__Task requirements__. Without altering anything, output the material below.

__Supplied information__.
+ + + +
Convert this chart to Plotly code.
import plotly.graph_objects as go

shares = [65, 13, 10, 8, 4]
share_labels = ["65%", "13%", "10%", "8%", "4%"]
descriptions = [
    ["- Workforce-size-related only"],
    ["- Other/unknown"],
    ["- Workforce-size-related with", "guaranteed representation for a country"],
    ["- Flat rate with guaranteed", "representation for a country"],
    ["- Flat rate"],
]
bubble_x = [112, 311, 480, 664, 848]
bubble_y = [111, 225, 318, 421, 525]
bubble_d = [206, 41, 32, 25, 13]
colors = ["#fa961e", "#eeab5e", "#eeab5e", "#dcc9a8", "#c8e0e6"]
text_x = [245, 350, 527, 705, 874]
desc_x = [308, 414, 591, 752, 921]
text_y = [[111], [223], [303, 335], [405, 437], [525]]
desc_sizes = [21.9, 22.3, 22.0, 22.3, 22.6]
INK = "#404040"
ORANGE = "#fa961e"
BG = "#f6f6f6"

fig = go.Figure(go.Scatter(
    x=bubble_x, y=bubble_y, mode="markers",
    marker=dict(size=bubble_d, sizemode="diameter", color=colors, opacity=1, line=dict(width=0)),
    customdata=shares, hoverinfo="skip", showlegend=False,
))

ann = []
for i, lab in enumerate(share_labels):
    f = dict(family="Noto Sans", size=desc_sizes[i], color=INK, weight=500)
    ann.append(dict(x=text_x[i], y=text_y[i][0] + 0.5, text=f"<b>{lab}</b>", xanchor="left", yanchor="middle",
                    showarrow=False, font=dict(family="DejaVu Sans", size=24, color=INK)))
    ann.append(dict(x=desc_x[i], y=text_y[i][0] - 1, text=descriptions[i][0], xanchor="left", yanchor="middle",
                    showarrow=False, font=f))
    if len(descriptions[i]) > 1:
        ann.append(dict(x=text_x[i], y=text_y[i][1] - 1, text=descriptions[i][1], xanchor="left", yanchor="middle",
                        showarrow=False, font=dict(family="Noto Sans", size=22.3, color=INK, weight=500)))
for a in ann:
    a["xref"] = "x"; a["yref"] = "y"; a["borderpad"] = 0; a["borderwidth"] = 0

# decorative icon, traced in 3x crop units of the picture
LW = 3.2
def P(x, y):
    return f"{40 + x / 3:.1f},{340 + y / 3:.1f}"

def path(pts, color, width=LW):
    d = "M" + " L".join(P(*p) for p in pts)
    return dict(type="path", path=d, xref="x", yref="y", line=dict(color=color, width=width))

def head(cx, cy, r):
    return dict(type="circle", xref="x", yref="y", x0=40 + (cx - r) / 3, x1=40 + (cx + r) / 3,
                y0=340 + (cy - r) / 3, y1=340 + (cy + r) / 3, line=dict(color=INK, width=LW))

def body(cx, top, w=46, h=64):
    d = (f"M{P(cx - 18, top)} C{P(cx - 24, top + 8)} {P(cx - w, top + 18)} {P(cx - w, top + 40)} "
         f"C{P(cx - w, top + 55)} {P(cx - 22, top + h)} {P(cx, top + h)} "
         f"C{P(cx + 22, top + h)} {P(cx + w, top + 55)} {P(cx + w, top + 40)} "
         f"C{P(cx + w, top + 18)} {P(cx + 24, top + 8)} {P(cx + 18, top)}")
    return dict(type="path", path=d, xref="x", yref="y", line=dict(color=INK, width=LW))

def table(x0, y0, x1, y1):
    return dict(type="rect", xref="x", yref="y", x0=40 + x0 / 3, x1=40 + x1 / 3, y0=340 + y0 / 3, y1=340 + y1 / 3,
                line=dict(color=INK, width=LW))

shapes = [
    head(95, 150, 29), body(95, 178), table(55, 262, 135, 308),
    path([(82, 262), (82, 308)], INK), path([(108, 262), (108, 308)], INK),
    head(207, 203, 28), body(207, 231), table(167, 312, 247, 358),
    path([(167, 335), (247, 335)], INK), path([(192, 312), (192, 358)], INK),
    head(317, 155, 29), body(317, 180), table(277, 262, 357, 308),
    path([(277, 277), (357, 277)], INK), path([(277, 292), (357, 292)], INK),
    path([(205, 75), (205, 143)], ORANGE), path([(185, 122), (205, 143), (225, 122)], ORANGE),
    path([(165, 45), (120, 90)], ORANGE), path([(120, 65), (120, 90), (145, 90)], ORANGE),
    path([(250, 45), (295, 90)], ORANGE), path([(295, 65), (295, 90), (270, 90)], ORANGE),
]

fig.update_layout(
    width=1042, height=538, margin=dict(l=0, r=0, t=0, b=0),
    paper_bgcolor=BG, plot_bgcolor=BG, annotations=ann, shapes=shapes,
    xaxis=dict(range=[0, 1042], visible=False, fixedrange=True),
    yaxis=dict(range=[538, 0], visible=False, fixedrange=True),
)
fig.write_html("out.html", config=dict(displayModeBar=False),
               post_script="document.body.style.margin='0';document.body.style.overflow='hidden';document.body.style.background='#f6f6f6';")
+ + + +
__Solution__.
Convert this chart to Plotly code.
import plotly.graph_objects as go

shares = [65, 13, 10, 8, 4]
share_labels = ["65%", "13%", "10%", "8%", "4%"]
descriptions = [
    ["- Workforce-size-related only"],
    ["- Other/unknown"],
    ["- Workforce-size-related with", "guaranteed representation for a country"],
    ["- Flat rate with guaranteed", "representation for a country"],
    ["- Flat rate"],
]
bubble_x = [112, 311, 480, 664, 848]
bubble_y = [111, 225, 318, 421, 525]
bubble_d = [206, 41, 32, 25, 13]
colors = ["#fa961e", "#eeab5e", "#eeab5e", "#dcc9a8", "#c8e0e6"]
text_x = [245, 350, 527, 705, 874]
desc_x = [308, 414, 591, 752, 921]
text_y = [[111], [223], [303, 335], [405, 437], [525]]
desc_sizes = [21.9, 22.3, 22.0, 22.3, 22.6]
INK = "#404040"
ORANGE = "#fa961e"
BG = "#f6f6f6"

fig = go.Figure(go.Scatter(
    x=bubble_x, y=bubble_y, mode="markers",
    marker=dict(size=bubble_d, sizemode="diameter", color=colors, opacity=1, line=dict(width=0)),
    customdata=shares, hoverinfo="skip", showlegend=False,
))

ann = []
for i, lab in enumerate(share_labels):
    f = dict(family="Noto Sans", size=desc_sizes[i], color=INK, weight=500)
    ann.append(dict(x=text_x[i], y=text_y[i][0] + 0.5, text=f"<b>{lab}</b>", xanchor="left", yanchor="middle",
                    showarrow=False, font=dict(family="DejaVu Sans", size=24, color=INK)))
    ann.append(dict(x=desc_x[i], y=text_y[i][0] - 1, text=descriptions[i][0], xanchor="left", yanchor="middle",
                    showarrow=False, font=f))
    if len(descriptions[i]) > 1:
        ann.append(dict(x=text_x[i], y=text_y[i][1] - 1, text=descriptions[i][1], xanchor="left", yanchor="middle",
                        showarrow=False, font=dict(family="Noto Sans", size=22.3, color=INK, weight=500)))
for a in ann:
    a["xref"] = "x"; a["yref"] = "y"; a["borderpad"] = 0; a["borderwidth"] = 0

# decorative icon, traced in 3x crop units of the picture
LW = 3.2
def P(x, y):
    return f"{40 + x / 3:.1f},{340 + y / 3:.1f}"

def path(pts, color, width=LW):
    d = "M" + " L".join(P(*p) for p in pts)
    return dict(type="path", path=d, xref="x", yref="y", line=dict(color=color, width=width))

def head(cx, cy, r):
    return dict(type="circle", xref="x", yref="y", x0=40 + (cx - r) / 3, x1=40 + (cx + r) / 3,
                y0=340 + (cy - r) / 3, y1=340 + (cy + r) / 3, line=dict(color=INK, width=LW))

def body(cx, top, w=46, h=64):
    d = (f"M{P(cx - 18, top)} C{P(cx - 24, top + 8)} {P(cx - w, top + 18)} {P(cx - w, top + 40)} "
         f"C{P(cx - w, top + 55)} {P(cx - 22, top + h)} {P(cx, top + h)} "
         f"C{P(cx + 22, top + h)} {P(cx + w, top + 55)} {P(cx + w, top + 40)} "
         f"C{P(cx + w, top + 18)} {P(cx + 24, top + 8)} {P(cx + 18, top)}")
    return dict(type="path", path=d, xref="x", yref="y", line=dict(color=INK, width=LW))

def table(x0, y0, x1, y1):
    return dict(type="rect", xref="x", yref="y", x0=40 + x0 / 3, x1=40 + x1 / 3, y0=340 + y0 / 3, y1=340 + y1 / 3,
                line=dict(color=INK, width=LW))

shapes = [
    head(95, 150, 29), body(95, 178), table(55, 262, 135, 308),
    path([(82, 262), (82, 308)], INK), path([(108, 262), (108, 308)], INK),
    head(207, 203, 28), body(207, 231), table(167, 312, 247, 358),
    path([(167, 335), (247, 335)], INK), path([(192, 312), (192, 358)], INK),
    head(317, 155, 29), body(317, 180), table(277, 262, 357, 308),
    path([(277, 277), (357, 277)], INK), path([(277, 292), (357, 292)], INK),
    path([(205, 75), (205, 143)], ORANGE), path([(185, 122), (205, 143), (225, 122)], ORANGE),
    path([(165, 45), (120, 90)], ORANGE), path([(120, 65), (120, 90), (145, 90)], ORANGE),
    path([(250, 45), (295, 90)], ORANGE), path([(295, 65), (295, 90), (270, 90)], ORANGE),
]

fig.update_layout(
    width=1042, height=538, margin=dict(l=0, r=0, t=0, b=0),
    paper_bgcolor=BG, plot_bgcolor=BG, annotations=ann, shapes=shapes,
    xaxis=dict(range=[0, 1042], visible=False, fixedrange=True),
    yaxis=dict(range=[538, 0], visible=False, fixedrange=True),
)
fig.write_html("out.html", config=dict(displayModeBar=False),
               post_script="document.body.style.margin='0';document.body.style.overflow='hidden';document.body.style.background='#f6f6f6';")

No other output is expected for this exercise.